In January, the CBCP issued a pastoral statement outlining a “litany of storms” besetting the nation. It was regarded as the strongest indictment of the state since Cardinal Sin became primate of the Philippine Church two years after the declaration of martial law in 1972. Longhaired priests, advancing the Theology of Liberation embraced by clerics in Latin America, were in the forefront of the struggle then against the Marcos regime.

The statement slammed “the promotion of a culture of death and promiscuity”; divorce, which it said was “resulting in more breakups of families and the dysfunctional growth of children”; the use of condom, aggravating HIV-AIDs infection, and school sex education, bringing more promiscuity and teenage pregnancy; the widening practice of political dynasties; the unwillingness of the administration to undertake agrarian reform.

It also attacked the controversial reproductive health (RH) law, whose constitutionality is being questioned in the Supreme Court, and called strongly on the Commission on Elections (Comelec) to address concerns on the conduct of the May 13 automated elections.

The prelates criticized “continuing corruption and abuse of power by public officials due to lack of information, or still worse, the possible hiding of information from the public.”

“It is ironic that the government that prides itself on treading the daang matuwid fears the right of information (freedom of information) bill because of possible discovery of wrongdoing by public officials.
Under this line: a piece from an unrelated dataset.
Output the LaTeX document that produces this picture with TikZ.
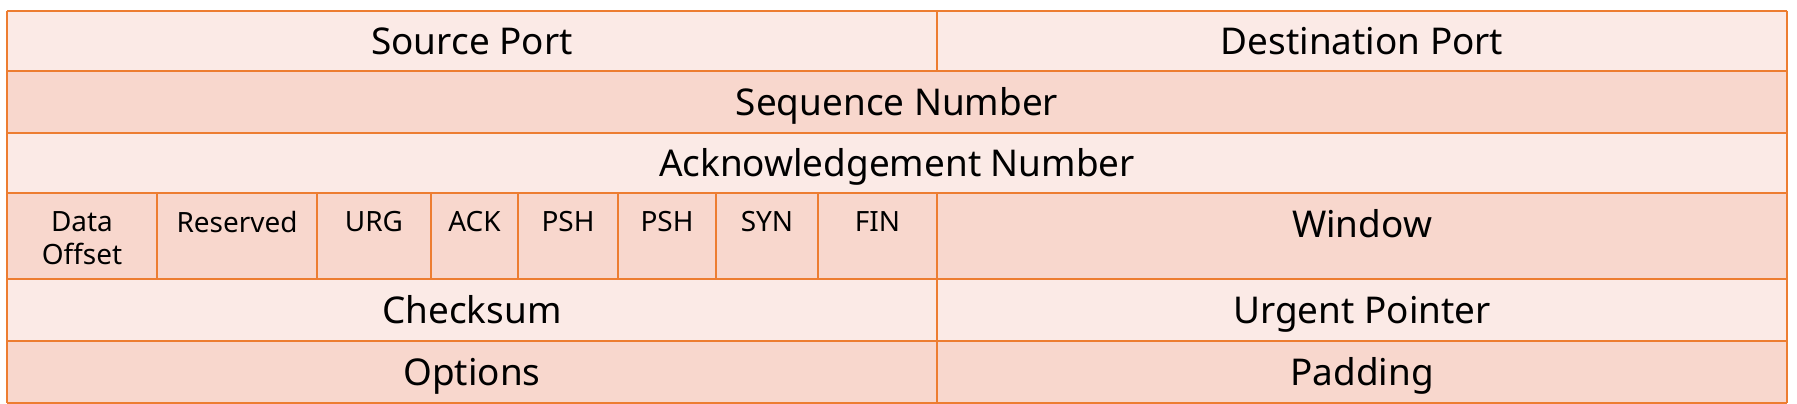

Why are they afraid to entrust the citizens with the truth of their government?”

Difficult times

In the interview in February, the 52-year-old Villegas told me that the relationship between the Church and President Aquino was “far from ideal.”

“I think we could do more for the people if the relationship is a bit more warm and more open and probably even more trusting,” he said, harking back to the Cory Aquino years.

“I hope it is clear to the people that it is not because the Church enjoys wielding power,” he said. “It is really for the moral, spiritual fiber of Filipinos in order to retain very clearly our Catholic identity in Asia,” said the prelate, who was Cardinal Sin’s personal secretary until his promotion to archbishop in 2004, the youngest to be so elevated. Sin died the following year.

“We are raising our voices because Catholic values are being compromised,” Villegas said. “And the Catholic people are being given a hard time to live up to their Catholic beliefs and convictions.”

The soft-spoken bishop said the Church was doing its utmost to deal with myriad social problems.

“Candidly, I am not expecting much from the government. It’s because, for example, when we called attention to the failure in the equitable distribution of land to the farmers, they came so strongly on the defensive. The same thing happened when we raised questions about the Comelec, instead of assuring us that the anxiety would be attended to.”

Last year, amid the contentious debates on the RH bill, Villegas said that he and Bishop Gabriel Reyes, who also had served as Cardinal Sin’s personal secretary, asked for an audience with President Aquino.

“He accommodated us. We told him we are friends of your mother. We are your quiet supporters. In your situation, you will have people whispering nice things to you. But we are your friends. We want to say things you don’t want to hear because we want you to avoid mistakes. So we explained ourselves and he was very grateful. In the case of Tita Cory, we didn’t have to explain ourselves, because she always looked at us as friendly critics.”